Initially, I'm trying to answer the following questions:

A. How well do the 2 units compare?  (Calibration, time-base drift, etc.)

B. Can I use a lower sample rate?  (What is the observed spectrum?)

I started attacking the problem in Python (numpy/scipy), where I've done lots of prior time-series sensor data analysis.  Unfortunately, the gaps have made direct use of the data futile, and I found I was spending all my time manipulating Python lists and numpy vectors rather than finding answers.

I hope R can help calm my sea of unruly data.  I'm presently working my way through the abundant R references (tutorials, wiki, etc.), but I was hoping to find pointers here to help me become productive sooner rather than later.

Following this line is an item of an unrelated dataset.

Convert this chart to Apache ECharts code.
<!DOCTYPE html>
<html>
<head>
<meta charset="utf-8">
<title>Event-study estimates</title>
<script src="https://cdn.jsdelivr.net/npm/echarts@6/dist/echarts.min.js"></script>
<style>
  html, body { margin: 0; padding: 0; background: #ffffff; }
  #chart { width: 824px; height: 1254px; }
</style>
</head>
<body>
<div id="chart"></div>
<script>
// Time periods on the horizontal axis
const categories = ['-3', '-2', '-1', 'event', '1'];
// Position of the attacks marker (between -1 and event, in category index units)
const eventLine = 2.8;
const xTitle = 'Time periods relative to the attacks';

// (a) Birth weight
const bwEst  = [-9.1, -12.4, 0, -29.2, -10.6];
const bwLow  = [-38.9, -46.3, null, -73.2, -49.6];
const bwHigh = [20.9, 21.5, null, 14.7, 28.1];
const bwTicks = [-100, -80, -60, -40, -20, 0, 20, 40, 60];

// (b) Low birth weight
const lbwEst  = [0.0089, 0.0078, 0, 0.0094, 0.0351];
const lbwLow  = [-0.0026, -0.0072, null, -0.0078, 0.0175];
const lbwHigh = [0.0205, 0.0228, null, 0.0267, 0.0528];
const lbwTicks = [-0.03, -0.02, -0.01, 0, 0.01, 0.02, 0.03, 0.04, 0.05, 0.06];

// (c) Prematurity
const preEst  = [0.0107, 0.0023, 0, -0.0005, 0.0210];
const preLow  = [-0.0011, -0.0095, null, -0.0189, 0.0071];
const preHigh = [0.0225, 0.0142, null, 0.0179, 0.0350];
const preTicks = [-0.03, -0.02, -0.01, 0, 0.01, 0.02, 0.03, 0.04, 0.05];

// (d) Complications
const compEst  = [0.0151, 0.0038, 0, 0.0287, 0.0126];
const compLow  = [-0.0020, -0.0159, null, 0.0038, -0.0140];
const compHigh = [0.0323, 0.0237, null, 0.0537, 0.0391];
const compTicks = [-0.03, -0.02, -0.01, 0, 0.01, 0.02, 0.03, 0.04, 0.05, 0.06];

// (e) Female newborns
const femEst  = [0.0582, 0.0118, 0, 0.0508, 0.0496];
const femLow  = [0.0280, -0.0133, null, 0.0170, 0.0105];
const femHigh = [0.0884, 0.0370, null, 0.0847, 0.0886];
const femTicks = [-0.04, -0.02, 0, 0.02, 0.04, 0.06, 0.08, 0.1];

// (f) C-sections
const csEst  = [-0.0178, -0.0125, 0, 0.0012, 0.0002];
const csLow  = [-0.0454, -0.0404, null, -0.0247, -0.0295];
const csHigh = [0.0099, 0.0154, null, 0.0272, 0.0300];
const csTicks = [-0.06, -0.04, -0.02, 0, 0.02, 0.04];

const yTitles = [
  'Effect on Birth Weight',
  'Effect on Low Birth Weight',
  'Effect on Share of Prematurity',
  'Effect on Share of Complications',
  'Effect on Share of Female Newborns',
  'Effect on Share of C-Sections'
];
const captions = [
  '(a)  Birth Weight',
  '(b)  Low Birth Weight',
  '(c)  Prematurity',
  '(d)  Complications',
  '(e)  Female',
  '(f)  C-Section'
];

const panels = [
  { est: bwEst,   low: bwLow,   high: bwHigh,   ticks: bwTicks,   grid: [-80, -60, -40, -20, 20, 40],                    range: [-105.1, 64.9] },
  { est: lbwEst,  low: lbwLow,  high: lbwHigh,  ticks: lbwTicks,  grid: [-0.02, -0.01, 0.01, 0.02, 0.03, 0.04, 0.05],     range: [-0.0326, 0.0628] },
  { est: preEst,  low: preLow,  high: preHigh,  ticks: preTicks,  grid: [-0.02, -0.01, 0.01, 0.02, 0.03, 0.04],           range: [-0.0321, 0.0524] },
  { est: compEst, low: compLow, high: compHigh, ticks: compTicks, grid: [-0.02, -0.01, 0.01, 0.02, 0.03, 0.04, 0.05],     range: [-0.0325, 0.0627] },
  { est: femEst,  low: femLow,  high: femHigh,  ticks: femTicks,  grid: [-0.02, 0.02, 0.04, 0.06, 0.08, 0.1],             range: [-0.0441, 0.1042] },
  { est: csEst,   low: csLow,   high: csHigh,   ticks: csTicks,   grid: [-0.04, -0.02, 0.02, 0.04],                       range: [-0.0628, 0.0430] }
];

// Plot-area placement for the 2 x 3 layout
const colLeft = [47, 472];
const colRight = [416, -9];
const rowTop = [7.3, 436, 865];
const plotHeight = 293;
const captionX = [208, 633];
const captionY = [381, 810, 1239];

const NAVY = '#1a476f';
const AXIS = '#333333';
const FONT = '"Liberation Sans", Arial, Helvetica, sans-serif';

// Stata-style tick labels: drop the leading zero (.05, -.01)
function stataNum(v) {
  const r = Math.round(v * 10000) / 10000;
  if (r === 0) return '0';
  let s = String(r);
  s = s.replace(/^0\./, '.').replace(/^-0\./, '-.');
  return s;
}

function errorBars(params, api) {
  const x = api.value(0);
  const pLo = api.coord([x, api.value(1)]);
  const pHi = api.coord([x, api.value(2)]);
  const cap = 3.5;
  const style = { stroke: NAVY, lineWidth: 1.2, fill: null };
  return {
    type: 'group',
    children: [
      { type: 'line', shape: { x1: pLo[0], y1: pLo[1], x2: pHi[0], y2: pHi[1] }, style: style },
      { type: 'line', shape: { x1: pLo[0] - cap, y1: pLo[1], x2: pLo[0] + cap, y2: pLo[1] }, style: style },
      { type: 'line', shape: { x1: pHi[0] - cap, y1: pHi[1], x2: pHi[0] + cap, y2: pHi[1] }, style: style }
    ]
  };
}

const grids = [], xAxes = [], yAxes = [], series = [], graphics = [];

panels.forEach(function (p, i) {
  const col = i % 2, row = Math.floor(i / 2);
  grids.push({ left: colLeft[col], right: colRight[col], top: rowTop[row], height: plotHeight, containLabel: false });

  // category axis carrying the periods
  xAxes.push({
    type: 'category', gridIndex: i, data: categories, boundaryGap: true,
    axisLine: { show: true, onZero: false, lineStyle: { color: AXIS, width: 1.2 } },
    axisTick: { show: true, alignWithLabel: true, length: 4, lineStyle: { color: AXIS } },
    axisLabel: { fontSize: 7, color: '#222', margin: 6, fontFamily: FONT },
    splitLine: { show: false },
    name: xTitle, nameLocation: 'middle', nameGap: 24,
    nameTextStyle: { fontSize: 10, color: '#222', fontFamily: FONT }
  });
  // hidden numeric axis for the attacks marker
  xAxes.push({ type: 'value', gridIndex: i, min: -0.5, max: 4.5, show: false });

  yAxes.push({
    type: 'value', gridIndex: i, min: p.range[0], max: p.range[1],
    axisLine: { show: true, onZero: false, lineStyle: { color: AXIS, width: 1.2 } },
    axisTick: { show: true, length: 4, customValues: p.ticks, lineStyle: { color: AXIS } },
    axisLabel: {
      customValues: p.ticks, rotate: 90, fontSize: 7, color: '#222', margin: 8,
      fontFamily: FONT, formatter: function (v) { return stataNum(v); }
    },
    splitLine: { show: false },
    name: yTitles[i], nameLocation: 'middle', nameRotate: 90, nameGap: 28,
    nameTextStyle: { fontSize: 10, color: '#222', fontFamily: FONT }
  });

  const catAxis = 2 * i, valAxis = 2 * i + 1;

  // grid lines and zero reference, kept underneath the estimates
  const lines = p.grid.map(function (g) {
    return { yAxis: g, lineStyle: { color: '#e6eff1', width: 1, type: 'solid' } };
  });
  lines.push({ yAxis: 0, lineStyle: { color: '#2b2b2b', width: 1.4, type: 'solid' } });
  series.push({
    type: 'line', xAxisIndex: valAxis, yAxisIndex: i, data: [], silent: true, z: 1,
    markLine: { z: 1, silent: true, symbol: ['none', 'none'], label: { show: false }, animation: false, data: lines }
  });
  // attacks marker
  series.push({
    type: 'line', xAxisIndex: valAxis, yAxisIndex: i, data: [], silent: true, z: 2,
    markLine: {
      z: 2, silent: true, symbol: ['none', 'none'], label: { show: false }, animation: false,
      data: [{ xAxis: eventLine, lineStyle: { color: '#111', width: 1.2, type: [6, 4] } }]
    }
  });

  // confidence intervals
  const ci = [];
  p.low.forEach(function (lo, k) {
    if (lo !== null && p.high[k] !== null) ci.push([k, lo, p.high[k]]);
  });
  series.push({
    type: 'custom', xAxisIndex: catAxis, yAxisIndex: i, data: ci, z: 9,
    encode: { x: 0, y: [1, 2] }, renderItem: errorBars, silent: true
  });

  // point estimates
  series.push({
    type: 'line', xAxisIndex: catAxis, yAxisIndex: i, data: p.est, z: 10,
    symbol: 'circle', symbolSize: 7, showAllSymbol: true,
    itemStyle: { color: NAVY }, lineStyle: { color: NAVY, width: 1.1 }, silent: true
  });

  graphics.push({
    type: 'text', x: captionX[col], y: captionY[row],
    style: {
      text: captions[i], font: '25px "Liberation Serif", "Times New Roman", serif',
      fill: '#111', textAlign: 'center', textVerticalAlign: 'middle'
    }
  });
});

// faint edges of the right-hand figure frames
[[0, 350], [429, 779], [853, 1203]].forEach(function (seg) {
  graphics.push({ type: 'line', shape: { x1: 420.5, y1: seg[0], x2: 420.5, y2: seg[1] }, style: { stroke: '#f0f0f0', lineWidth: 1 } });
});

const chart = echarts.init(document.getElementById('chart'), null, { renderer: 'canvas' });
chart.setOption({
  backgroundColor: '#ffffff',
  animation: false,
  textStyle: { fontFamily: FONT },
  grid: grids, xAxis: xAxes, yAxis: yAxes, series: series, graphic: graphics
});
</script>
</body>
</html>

Here's my present brute-force plan of attack:

- Load both data sets (in CSV format).  Each data element is a timestamp + 3-axis acceleration.
- Determine timebase offset: The unit clocks don't match perfectly, and the units were started at slightly different times, so I expect to correlate common events in the data.
- Find all overlapping data clusters (between superset of gaps).
- See if I have enough data to perform spectral analysis.  I'd like to analyze all clusters together, but I suspect I may have to analyze them independently, then combine the results.

Thoughts?  Hints?

I suspect I may need a few good smacks with a clue-by-four to get rolling...  I've been spoiled by 25 years of working with high-quality sensors that had only occasional single-sample dropouts that were easily filled.

TIA,

-BobC